Given data:
-- begin --

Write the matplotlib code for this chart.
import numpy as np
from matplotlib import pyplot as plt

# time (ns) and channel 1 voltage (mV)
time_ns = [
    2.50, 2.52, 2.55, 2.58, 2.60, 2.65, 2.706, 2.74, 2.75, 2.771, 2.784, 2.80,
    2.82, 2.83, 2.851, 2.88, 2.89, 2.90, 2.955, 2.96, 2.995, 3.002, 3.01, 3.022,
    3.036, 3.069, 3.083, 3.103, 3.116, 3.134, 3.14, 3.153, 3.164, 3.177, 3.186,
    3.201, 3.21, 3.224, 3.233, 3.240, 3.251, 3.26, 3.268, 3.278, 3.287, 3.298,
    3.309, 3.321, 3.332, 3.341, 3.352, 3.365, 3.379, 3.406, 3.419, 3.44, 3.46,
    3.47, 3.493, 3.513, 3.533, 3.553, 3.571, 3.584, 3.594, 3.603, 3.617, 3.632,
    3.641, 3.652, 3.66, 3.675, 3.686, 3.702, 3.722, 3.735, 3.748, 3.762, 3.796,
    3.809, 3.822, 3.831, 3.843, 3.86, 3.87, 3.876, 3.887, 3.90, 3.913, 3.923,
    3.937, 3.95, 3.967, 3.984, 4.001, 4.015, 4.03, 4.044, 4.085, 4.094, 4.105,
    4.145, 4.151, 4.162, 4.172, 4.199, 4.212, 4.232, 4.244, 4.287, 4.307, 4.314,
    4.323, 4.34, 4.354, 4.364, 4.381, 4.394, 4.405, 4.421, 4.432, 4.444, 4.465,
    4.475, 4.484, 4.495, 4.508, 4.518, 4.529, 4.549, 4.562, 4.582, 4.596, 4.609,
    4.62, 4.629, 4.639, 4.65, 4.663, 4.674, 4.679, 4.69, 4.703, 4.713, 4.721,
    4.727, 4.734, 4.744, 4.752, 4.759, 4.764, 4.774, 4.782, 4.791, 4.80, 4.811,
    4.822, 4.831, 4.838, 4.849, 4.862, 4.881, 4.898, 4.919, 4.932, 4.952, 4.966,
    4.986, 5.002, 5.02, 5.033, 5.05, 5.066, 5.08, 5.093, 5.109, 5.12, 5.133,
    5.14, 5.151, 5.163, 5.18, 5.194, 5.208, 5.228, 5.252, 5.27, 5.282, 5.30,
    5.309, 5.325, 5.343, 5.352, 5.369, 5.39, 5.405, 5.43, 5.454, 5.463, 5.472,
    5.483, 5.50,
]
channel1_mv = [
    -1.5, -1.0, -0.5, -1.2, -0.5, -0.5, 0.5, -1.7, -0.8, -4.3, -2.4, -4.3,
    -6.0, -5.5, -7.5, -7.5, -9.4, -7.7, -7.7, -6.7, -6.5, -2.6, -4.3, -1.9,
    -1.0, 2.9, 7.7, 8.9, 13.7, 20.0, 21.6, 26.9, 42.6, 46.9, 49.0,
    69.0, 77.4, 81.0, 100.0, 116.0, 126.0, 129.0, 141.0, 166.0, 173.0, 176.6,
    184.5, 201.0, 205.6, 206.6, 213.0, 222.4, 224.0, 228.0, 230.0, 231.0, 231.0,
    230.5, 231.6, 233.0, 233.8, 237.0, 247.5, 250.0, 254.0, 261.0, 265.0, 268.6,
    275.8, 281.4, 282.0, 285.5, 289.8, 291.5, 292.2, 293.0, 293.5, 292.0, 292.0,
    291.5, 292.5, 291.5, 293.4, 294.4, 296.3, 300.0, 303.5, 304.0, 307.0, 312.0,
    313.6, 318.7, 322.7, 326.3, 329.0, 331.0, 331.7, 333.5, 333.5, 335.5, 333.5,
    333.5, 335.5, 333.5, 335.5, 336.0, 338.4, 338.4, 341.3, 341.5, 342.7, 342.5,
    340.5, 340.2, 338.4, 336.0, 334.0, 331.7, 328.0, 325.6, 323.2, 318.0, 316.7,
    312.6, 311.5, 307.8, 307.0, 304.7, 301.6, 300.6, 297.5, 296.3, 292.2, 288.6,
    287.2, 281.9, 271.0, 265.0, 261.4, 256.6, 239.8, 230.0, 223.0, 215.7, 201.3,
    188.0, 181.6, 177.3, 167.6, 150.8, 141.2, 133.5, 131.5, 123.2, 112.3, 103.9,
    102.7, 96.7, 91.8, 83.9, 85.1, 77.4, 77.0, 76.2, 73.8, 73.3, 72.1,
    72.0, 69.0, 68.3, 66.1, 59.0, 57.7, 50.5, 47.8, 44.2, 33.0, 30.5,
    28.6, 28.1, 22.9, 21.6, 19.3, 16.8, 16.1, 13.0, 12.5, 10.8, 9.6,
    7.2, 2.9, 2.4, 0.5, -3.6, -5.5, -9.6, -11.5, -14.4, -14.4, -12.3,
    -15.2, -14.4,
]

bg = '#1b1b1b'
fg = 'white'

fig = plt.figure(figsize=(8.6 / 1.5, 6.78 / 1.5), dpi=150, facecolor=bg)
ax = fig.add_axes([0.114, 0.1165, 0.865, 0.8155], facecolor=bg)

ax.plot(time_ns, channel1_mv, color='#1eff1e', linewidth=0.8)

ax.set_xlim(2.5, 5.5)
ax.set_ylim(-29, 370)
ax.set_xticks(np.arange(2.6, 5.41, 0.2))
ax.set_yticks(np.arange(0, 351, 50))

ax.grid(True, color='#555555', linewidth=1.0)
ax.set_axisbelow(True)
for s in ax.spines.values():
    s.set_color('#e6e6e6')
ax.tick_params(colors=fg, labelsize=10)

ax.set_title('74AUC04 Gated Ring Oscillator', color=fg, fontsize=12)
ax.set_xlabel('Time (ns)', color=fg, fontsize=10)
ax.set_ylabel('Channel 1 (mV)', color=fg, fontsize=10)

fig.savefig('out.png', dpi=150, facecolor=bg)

-- end --
-- begin --

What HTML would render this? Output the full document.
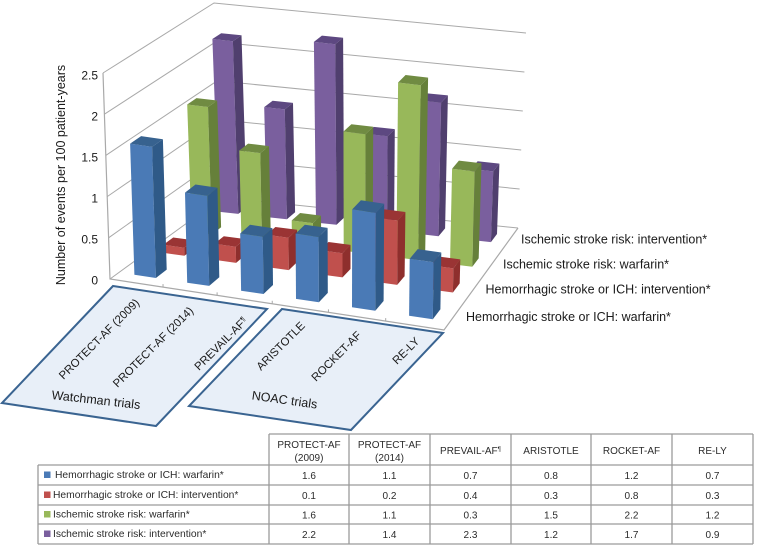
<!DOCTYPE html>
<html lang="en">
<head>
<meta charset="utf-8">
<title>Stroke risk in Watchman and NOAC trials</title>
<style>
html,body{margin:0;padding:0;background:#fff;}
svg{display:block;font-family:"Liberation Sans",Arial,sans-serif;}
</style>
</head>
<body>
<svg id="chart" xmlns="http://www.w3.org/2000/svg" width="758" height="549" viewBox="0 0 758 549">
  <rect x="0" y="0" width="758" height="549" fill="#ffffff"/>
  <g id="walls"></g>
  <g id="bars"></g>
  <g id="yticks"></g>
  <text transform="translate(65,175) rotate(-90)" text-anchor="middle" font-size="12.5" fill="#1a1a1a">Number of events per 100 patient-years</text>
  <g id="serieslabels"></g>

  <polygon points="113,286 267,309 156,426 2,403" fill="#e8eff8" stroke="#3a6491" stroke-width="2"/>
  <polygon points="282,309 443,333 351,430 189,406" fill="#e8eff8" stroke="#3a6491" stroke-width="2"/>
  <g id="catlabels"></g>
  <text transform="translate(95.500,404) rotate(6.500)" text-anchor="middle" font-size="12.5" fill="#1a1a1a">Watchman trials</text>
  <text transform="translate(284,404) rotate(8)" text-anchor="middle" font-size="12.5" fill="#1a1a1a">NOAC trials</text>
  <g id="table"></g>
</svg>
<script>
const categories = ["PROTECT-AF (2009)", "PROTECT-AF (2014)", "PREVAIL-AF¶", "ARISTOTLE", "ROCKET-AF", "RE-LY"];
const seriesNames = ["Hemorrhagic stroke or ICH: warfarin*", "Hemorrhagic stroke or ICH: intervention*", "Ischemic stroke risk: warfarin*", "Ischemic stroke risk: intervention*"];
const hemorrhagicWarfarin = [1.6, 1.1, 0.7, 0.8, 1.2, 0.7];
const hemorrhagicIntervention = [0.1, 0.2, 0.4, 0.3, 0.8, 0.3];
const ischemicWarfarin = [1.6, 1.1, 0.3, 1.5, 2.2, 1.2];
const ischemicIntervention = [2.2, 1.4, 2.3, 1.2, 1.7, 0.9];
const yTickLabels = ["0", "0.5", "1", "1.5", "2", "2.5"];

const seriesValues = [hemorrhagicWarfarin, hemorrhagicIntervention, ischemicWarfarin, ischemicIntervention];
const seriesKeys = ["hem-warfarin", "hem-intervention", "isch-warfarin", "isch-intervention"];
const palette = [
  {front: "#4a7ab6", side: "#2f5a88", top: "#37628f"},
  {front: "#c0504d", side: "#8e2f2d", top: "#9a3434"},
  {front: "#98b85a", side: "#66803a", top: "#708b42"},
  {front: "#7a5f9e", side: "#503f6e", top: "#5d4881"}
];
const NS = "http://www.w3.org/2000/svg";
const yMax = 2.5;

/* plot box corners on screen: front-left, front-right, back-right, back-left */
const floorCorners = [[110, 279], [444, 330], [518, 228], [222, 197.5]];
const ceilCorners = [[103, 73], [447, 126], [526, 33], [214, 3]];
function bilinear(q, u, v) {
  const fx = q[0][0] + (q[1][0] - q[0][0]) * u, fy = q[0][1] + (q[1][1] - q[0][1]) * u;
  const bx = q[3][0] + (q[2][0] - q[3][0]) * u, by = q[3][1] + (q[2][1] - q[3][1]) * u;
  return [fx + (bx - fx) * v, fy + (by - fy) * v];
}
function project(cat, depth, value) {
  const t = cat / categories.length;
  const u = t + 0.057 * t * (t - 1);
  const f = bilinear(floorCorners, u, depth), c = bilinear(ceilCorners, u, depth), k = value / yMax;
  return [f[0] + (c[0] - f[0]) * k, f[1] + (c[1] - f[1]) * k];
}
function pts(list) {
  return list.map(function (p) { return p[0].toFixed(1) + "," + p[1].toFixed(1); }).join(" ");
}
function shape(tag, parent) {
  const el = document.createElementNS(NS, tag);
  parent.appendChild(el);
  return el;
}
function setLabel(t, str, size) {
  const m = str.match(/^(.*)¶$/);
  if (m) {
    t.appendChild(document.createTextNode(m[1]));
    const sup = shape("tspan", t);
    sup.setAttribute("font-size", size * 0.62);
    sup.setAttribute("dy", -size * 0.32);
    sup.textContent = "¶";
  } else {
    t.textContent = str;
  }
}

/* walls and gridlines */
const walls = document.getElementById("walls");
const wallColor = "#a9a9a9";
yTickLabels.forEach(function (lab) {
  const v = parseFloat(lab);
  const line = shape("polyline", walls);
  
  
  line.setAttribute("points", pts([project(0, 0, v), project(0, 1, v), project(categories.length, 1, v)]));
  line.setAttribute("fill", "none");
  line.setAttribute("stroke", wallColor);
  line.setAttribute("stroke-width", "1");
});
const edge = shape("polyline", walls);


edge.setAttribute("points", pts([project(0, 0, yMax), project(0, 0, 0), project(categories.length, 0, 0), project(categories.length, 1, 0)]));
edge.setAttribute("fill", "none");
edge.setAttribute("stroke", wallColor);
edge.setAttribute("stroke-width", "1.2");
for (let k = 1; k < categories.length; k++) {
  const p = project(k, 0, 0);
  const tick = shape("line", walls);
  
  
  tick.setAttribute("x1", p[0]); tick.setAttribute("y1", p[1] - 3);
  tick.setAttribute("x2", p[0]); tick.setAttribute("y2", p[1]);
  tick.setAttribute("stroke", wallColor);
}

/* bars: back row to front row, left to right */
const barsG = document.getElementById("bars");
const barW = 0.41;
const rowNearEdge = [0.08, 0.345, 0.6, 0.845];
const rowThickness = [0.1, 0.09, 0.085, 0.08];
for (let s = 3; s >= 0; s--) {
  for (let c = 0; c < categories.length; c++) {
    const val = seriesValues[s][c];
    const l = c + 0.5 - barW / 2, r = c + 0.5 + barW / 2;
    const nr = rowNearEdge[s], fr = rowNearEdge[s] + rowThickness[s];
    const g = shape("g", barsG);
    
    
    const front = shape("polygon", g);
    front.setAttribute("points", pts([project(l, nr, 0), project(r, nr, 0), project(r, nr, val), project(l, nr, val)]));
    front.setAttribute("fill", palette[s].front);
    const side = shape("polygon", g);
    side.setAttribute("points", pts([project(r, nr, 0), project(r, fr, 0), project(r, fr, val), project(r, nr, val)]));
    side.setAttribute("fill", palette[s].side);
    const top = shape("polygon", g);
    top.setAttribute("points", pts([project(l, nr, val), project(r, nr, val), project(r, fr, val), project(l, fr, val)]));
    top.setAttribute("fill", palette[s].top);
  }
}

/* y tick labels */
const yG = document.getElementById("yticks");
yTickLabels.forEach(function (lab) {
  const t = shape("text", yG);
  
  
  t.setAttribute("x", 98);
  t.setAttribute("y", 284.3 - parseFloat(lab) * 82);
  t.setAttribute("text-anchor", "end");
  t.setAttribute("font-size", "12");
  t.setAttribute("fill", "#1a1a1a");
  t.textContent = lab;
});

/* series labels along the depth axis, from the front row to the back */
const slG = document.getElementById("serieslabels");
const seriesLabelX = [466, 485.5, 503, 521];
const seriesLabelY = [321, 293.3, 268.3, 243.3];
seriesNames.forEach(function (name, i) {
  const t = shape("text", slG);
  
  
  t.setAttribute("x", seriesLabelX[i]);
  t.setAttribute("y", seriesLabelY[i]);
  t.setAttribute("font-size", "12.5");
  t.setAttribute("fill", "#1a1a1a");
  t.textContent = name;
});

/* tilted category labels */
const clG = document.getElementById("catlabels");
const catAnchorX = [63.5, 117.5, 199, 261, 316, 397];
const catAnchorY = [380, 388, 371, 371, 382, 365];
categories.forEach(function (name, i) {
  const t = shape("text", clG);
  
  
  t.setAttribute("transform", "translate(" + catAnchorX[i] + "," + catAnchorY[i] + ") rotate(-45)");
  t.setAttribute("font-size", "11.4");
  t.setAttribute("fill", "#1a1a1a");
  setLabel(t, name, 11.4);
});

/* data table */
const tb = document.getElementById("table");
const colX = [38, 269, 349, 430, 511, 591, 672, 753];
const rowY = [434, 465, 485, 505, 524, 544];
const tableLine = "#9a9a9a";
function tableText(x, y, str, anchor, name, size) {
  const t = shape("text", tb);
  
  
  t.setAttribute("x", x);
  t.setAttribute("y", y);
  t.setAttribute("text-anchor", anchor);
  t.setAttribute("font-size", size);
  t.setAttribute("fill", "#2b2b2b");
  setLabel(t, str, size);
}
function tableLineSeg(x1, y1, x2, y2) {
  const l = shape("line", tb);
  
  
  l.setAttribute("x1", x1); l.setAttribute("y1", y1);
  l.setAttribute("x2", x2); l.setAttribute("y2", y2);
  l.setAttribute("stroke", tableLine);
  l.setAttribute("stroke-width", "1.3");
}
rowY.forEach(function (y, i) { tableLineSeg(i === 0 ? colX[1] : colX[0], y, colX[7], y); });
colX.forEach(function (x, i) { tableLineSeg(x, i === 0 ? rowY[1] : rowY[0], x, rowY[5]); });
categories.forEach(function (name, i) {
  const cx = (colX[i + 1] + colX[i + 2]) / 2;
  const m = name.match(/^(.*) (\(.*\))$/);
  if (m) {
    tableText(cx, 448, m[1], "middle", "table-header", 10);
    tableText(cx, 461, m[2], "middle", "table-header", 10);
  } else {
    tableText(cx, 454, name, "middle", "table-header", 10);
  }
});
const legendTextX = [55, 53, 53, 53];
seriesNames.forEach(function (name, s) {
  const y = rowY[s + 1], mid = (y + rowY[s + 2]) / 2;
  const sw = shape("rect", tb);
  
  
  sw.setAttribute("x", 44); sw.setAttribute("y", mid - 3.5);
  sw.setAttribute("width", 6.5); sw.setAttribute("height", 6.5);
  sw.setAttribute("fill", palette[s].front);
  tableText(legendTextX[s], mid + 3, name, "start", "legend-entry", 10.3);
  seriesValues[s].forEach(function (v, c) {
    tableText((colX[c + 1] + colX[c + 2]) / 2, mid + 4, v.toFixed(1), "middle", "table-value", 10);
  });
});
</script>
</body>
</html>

-- end --
-- begin --

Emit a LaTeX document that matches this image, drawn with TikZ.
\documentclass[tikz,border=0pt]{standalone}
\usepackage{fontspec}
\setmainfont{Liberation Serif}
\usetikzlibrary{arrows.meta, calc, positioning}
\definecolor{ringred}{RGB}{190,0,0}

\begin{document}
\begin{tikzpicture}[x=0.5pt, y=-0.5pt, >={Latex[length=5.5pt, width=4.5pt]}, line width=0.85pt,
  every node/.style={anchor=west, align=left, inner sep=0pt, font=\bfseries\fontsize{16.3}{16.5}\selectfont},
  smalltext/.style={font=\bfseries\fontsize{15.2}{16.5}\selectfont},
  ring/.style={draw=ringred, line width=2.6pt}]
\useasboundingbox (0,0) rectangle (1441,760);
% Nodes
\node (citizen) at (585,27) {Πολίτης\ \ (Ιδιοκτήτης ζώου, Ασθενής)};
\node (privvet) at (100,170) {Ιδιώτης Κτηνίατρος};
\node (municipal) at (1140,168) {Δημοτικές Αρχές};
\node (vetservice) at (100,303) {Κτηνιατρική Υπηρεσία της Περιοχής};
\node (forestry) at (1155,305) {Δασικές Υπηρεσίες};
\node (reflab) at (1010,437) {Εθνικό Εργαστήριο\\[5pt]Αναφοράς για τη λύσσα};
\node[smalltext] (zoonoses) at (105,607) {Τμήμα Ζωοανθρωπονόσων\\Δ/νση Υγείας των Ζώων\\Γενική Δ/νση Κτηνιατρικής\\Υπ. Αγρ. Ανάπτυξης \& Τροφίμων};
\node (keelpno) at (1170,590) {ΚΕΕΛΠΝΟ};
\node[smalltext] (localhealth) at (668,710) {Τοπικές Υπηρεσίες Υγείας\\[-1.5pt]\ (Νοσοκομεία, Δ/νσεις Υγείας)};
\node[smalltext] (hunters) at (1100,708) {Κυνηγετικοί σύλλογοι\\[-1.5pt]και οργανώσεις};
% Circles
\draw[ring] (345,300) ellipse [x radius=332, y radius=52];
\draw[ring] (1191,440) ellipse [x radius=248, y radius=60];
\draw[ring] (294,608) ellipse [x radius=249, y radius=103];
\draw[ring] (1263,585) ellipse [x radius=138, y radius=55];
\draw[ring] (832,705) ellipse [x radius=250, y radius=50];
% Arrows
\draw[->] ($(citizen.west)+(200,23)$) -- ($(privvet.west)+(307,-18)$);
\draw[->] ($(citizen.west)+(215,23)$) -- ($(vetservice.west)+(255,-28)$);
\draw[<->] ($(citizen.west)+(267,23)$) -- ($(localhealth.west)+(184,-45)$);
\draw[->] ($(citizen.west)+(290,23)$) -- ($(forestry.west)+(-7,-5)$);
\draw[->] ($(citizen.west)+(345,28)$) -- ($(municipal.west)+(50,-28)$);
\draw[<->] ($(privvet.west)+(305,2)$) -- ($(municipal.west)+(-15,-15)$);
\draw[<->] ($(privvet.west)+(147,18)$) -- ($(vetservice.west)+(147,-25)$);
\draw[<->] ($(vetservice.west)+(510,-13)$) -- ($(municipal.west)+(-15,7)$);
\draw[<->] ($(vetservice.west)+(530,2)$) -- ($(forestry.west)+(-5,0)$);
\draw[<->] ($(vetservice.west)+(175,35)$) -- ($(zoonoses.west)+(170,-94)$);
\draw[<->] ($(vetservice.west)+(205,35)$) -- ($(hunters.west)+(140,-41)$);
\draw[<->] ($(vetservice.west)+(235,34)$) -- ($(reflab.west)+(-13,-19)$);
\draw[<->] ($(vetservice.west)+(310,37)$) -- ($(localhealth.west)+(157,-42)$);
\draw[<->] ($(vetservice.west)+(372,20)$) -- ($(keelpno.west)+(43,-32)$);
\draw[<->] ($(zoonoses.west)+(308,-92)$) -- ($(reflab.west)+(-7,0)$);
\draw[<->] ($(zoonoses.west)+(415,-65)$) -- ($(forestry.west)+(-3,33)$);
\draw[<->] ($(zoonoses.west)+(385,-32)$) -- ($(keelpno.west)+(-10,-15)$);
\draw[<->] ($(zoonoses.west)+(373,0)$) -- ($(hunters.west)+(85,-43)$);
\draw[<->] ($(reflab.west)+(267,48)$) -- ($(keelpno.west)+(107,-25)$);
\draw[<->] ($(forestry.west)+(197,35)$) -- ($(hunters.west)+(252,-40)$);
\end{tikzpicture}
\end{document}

-- end --

Task to complete: Report how many lines of the listing above include the word "this". Say nothing but the number.

Output of the exercise: 3